▸ Exercise requirements: Look through the records below and collect all lines that hold the string "this".

-- BEGIN Provided entries --

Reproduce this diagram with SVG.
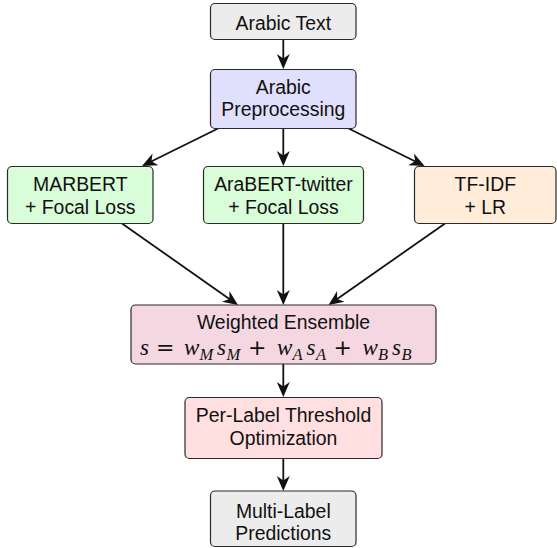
<svg xmlns="http://www.w3.org/2000/svg" width="557" height="548" viewBox="0 0 557 548">
<defs>
<style>
.box{stroke:#2a2a2a;stroke-width:1.2}
.t{font-family:"Liberation Sans",Arial,sans-serif;font-size:19.4px;fill:#111;text-anchor:middle}
.m{font-family:"Liberation Serif","Times New Roman",serif;font-style:italic;font-size:23px;fill:#111}
.sub{font-size:16.5px}
.op{font-family:"DejaVu Sans","Liberation Sans",sans-serif;font-style:normal;font-weight:normal;font-size:22px;fill:#111}
.edge{stroke:#111;stroke-width:1.8;fill:none;marker-end:url(#arr)}
</style>
<marker id="arr" viewBox="-12 -8 17 16" refX="0" refY="0" markerWidth="17" markerHeight="16" markerUnits="userSpaceOnUse" orient="auto">
<path d="M4,0 L-11,-6.5 L-6.5,0 L-11,6.5 Z" fill="#111"/>
</marker>
</defs>
<g id="connectors">
<line class="edge" x1="283.3" y1="39.5" x2="283.3" y2="65"/>
<line class="edge" x1="218" y1="128.5" x2="145.6" y2="164.2"/>
<line class="edge" x1="283.3" y1="128.5" x2="283.3" y2="162"/>
<line class="edge" x1="348.6" y1="128.5" x2="421" y2="164.2"/>
<line class="edge" x1="122" y1="223.5" x2="234.7" y2="302.7"/>
<line class="edge" x1="283.3" y1="223.5" x2="283.3" y2="301"/>
<line class="edge" x1="445" y1="223.5" x2="331.8" y2="302.7"/>
<line class="edge" x1="283.3" y1="364" x2="283.3" y2="393"/>
<line class="edge" x1="283.3" y1="458.5" x2="283.3" y2="487"/>
</g>
<g id="arabic-text">
<rect class="box" x="210.5" y="3.5" width="145.5" height="36" rx="4.5" fill="#ececec"/>
<text class="t" x="283.3" y="29.5">Arabic Text</text>
</g>
<g id="preprocessing">
<rect class="box" x="210.5" y="69.5" width="145.5" height="59" rx="4.5" fill="#e0e0fd"/>
<text class="t" x="283.3" y="93.5">Arabic</text>
<text class="t" x="283.3" y="116">Preprocessing</text>
</g>
<g id="marbert">
<rect class="box" x="7.5" y="166.5" width="145.5" height="57" rx="4.5" fill="#d9fdd9"/>
<text class="t" x="80.3" y="191">MARBERT</text>
<text class="t" x="80.3" y="214">+ Focal Loss</text>
</g>
<g id="arabert">
<rect class="box" x="203.5" y="166.5" width="160" height="57" rx="4.5" fill="#d9fdd9"/>
<text class="t" x="283.5" y="191">AraBERT-twitter</text>
<text class="t" x="283.5" y="214">+ Focal Loss</text>
</g>
<g id="tfidf">
<rect class="box" x="414.5" y="166.5" width="141.5" height="57" rx="4.5" fill="#ffecd9"/>
<text class="t" x="485.3" y="191">TF-IDF</text>
<text class="t" x="485.3" y="214">+ LR</text>
</g>
<g id="ensemble">
<rect class="box" x="131" y="305" width="305" height="59" rx="4.5" fill="#f4d7e1"/>
<text class="t" x="283.5" y="329">Weighted Ensemble</text>
<text class="m"><tspan x="140" y="355">s</tspan><tspan class="op" x="156" y="355">=</tspan><tspan x="184" y="355">w</tspan><tspan class="sub" x="199.5" y="359.5">M</tspan><tspan x="217" y="355">s</tspan><tspan class="sub" x="226.5" y="359.5">M</tspan><tspan class="op" x="248" y="355">+</tspan><tspan x="277" y="355">w</tspan><tspan class="sub" x="292.5" y="359.5">A</tspan><tspan x="306.5" y="355">s</tspan><tspan class="sub" x="316" y="359.5">A</tspan><tspan class="op" x="333.5" y="355">+</tspan><tspan x="362.5" y="355">w</tspan><tspan class="sub" x="378" y="359.5">B</tspan><tspan x="392" y="355">s</tspan><tspan class="sub" x="401.5" y="359.5">B</tspan></text>
</g>
<g id="threshold">
<rect class="box" x="185" y="397.5" width="197" height="61" rx="4.5" fill="#ffdfdf"/>
<text class="t" x="283.5" y="422">Per-Label Threshold</text>
<text class="t" x="283.5" y="444.5">Optimization</text>
</g>
<g id="predictions">
<rect class="box" x="210.5" y="491" width="145.5" height="55.5" rx="4.5" fill="#ececec"/>
<text class="t" x="283.3" y="518">Multi-Label</text>
<text class="t" x="283.3" y="540">Predictions</text>
</g>
</svg>
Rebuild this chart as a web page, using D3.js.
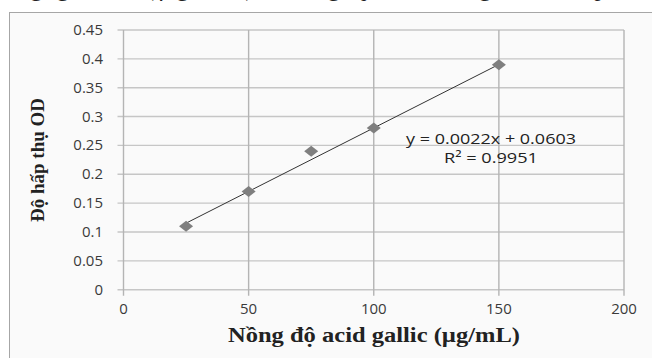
<!DOCTYPE html>
<html><head><meta charset="utf-8">
<script src="https://cdn.jsdelivr.net/npm/d3@7"></script>
<style>body{margin:0;background:#fff;}svg{display:block;}</style>
</head><body>
<svg id="c" width="652" height="358"></svg>
<script>
const concentrations = [25, 50, 75, 100, 150];
const absorbance = [0.11, 0.17, 0.24, 0.28, 0.39];
const xTicks = [0, 50, 100, 150, 200];
const yTicks = [0, 0.05, 0.1, 0.15, 0.2, 0.25, 0.3, 0.35, 0.4, 0.45];
const slope = 0.0022, intercept = 0.0603;
const eqText = "y = 0.0022x + 0.0603";
const r2Text = "R² = 0.9951";

const svg = d3.select("#c");
// cropped line of body text above the figure (only descenders visible)
svg.append("text").attr("x", 14).attr("y", -4.5)
  .attr("font-family", "Liberation Serif").attr("font-size", 24)
  .attr("fill", "#222")
  .attr("textLength", 625).attr("lengthAdjust", "spacing")
  .text("ng gallic (µg/mL) thông qua đường chuẩn phổ");
svg.append("rect").attr("x", 9.5).attr("y", 12.5).attr("width", 700).attr("height", 400)
  .attr("fill", "#fafafa").attr("stroke", "#a6a6a6").attr("stroke-width", 1);

const x = d3.scaleLinear().domain([0, 200]).range([123.5, 624]);
const y = d3.scaleLinear().domain([0, 0.45]).range([289.7, 30]);

const g = svg.append("g");
g.selectAll("line.h").data(yTicks).join("line")
  .attr("x1", x(0) - 6).attr("x2", x(200))
  .attr("y1", d => y(d)).attr("y2", d => y(d))
  .attr("stroke", "#c6c6c6").attr("stroke-width", 1.4);
g.selectAll("line.v").data(xTicks).join("line")
  .attr("x1", d => x(d)).attr("x2", d => x(d))
  .attr("y1", y(0.45)).attr("y2", y(0) + 6)
  .attr("stroke", "#b4b4b4").attr("stroke-width", 1.4);

g.selectAll("text.yt").data(yTicks).join("text")
  .attr("x", 103).attr("y", d => y(d) + 5)
  .attr("text-anchor", "end").attr("font-family", "Open Sans").attr("font-size", 15)
  .attr("fill", "#3a3a3a").text(d => d);
g.selectAll("text.xt").data(xTicks).join("text")
  .attr("x", d => x(d)).attr("y", 314)
  .attr("text-anchor", "middle").attr("font-family", "Open Sans").attr("font-size", 15)
  .attr("fill", "#3a3a3a").text(d => d);

const x0 = d3.min(concentrations), x1 = d3.max(concentrations);
g.append("line")
  .attr("x1", x(x0)).attr("y1", y(slope * x0 + intercept))
  .attr("x2", x(x1)).attr("y2", y(slope * x1 + intercept))
  .attr("stroke", "#333").attr("stroke-width", 1);

g.selectAll("path.m").data(concentrations).join("path")
  .attr("transform", (d, i) => `translate(${x(d)},${y(absorbance[i])})`)
  .attr("d", "M0,-5.5L7,0L0,5.5L-7,0Z").attr("fill", "#7f7f7f");

g.append("text").attr("x", 491).attr("y", 144).attr("text-anchor", "middle")
  .attr("font-family", "Open Sans").attr("font-size", 15).attr("fill", "#222")
  .attr("textLength", 170).attr("lengthAdjust", "spacingAndGlyphs").text(eqText);
g.append("text").attr("x", 491).attr("y", 163).attr("text-anchor", "middle")
  .attr("font-family", "Open Sans").attr("font-size", 15).attr("fill", "#222")
  .attr("textLength", 94).attr("lengthAdjust", "spacingAndGlyphs").text(r2Text);

svg.append("text").attr("x", 374).attr("y", 342).attr("text-anchor", "middle")
  .attr("font-family", "Liberation Serif").attr("font-weight", "bold").attr("font-size", 20)
  .attr("fill", "#222").attr("textLength", 292).attr("lengthAdjust", "spacingAndGlyphs")
  .text("Nồng độ acid gallic (µg/mL)");
svg.append("text").attr("transform", "translate(44,160) rotate(-90)").attr("text-anchor", "middle")
  .attr("font-family", "Liberation Serif").attr("font-weight", "bold").attr("font-size", 18)
  .attr("fill", "#222").attr("textLength", 124).attr("lengthAdjust", "spacingAndGlyphs")
  .text("Độ hấp thụ OD");
</script>
</body></html>
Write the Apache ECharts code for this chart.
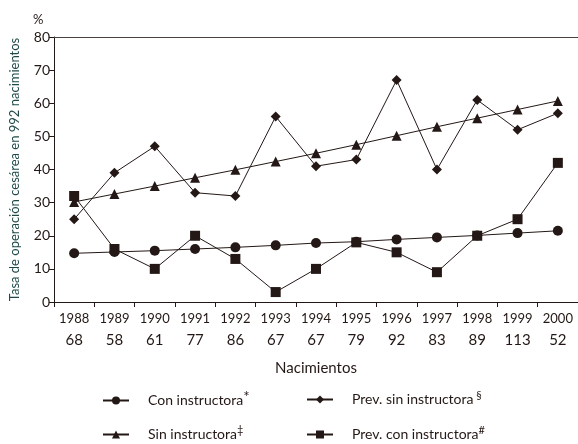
<!DOCTYPE html>
<html>
<head>
<meta charset="UTF-8">
<title>Tasa de operación cesárea</title>
<script src="https://cdn.jsdelivr.net/npm/echarts@6/dist/echarts.min.js"></script>
<style>
  body { margin: 0; background: #fff; }
  #chart { width: 578px; height: 444px; }
</style>
</head>
<body>
<div id="chart"></div>
<script>
  // datos
  var years = ['1988','1989','1990','1991','1992','1993','1994','1995','1996','1997','1998','1999','2000'];
  var births = [68, 58, 61, 77, 86, 67, 67, 79, 92, 83, 89, 113, 52];
  var conInstructora = [14.7, 15.1, 15.5, 16.0, 16.5, 17.1, 17.8, 18.2, 18.9, 19.5, 20.1, 20.8, 21.5];
  var sinInstructora = [30.2, 32.6, 35.0, 37.5, 39.9, 42.4, 44.9, 47.5, 50.2, 52.9, 55.5, 58.1, 60.7];
  var prevSinInstructora = [25, 39, 47, 33, 32, 56, 41, 43, 67, 40, 61, 52, 57];
  var prevConInstructora = [32, 16, 10, 20, 13, 3, 10, 18, 15, 9, 20, 25, 42];

  var ink = '#231815';
  var font = 'Lato, "Open Sans", sans-serif';

  function serie(name, data, symbol, size) {
    return {
      name: name,
      type: 'line',
      data: data,
      symbol: symbol,
      symbolSize: size,
      lineStyle: { color: ink, width: 1 },
      itemStyle: { color: ink },
      emphasis: { disabled: true },
      animation: false
    };
  }

  var legendRich = {
    t: { fontFamily: font, fontSize: 14, color: ink },
    s: { fontFamily: font, fontSize: 11, color: ink, verticalAlign: 'top', padding: [0, 0, 8, 0] },
    a: { fontFamily: font, fontSize: 15, color: ink, verticalAlign: 'top', padding: [0, 0, 6, 0] }
  };
  var marks = {
    'Con instructora': '{a|*}',
    'Sin instructora': '{s|‡}',
    'Prev. sin instructora': '{s| §}',
    'Prev. con instructora': '{s|#}'
  };
  function legendFmt(name) {
    return '{t|' + name + '}' + marks[name];
  }
  // una leyenda por entrada, 2 columnas x 2 filas
  function legendItem(name, left, top) {
    return {
      left: left,
      top: top,
      itemWidth: 26,
      itemHeight: 10,
      data: [name],
      formatter: legendFmt,
      textStyle: { rich: legendRich, padding: [0, 0, 0, 14] }
    };
  }

  var chart = echarts.init(document.getElementById('chart'));
  chart.setOption({
    backgroundColor: '#fff',
    animation: false,
    title: {
      text: '%',
      left: 28,
      top: 8,
      textStyle: { fontFamily: font, fontSize: 13, fontWeight: 'normal', color: ink }
    },
    grid: { left: 50, right: -3, top: 37, bottom: 142, containLabel: false },
    legend: [
      legendItem('Con instructora', 97, 385),
      legendItem('Sin instructora', 97, 420),
      legendItem('Prev. sin instructora', 301, 385),
      legendItem('Prev. con instructora', 301, 420)
    ],
    xAxis: [{
      type: 'category',
      data: years,
      boundaryGap: true,
      name: 'Nacimientos',
      nameLocation: 'middle',
      nameGap: 59,
      nameTextStyle: { fontFamily: font, fontSize: 15, color: ink },
      axisLine: { lineStyle: { color: ink, width: 1 } },
      axisTick: { show: true, length: 5, lineStyle: { color: ink } },
      axisLabel: {
        margin: 7,
        interval: 0,
        formatter: function (value, idx) {
          return '{y|' + value + '}\n{n|' + births[idx] + '}';
        },
        rich: {
          y: { fontFamily: font, fontSize: 13, color: ink, lineHeight: 20 },
          n: { fontFamily: font, fontSize: 15, color: ink, lineHeight: 22 }
        }
      },
      splitLine: { show: false }
    }, {
      type: 'category',
      data: years,
      position: 'top',
      axisLine: { lineStyle: { color: '#4a4340', width: 1 } },
      axisTick: { show: false },
      axisLabel: { show: false }
    }],
    yAxis: {
      type: 'value',
      min: 0,
      max: 80,
      interval: 10,
      name: 'Tasa de operación cesárea en 992 nacimientos',
      nameLocation: 'middle',
      nameGap: 33,
      nameTextStyle: { fontFamily: font, fontSize: 13, color: '#1d4a48' },
      axisLine: { show: true, lineStyle: { color: ink, width: 1 } },
      axisTick: { show: true, length: 5, lineStyle: { color: ink } },
      axisLabel: { fontFamily: font, fontSize: 14, color: ink, margin: 4 },
      splitLine: { show: false }
    },
    series: [
      serie('Con instructora', conInstructora, 'circle', 10),
      serie('Sin instructora', sinInstructora, 'triangle', 10),
      serie('Prev. sin instructora', prevSinInstructora, 'diamond', 10),
      serie('Prev. con instructora', prevConInstructora, 'rect', 10)
    ]
  });
</script>
</body>
</html>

-- END Provided entries --

▸ Full solution:
Reproduce this diagram with SVG.
Rebuild this chart as a web page, using D3.js.
Write the Apache ECharts code for this chart.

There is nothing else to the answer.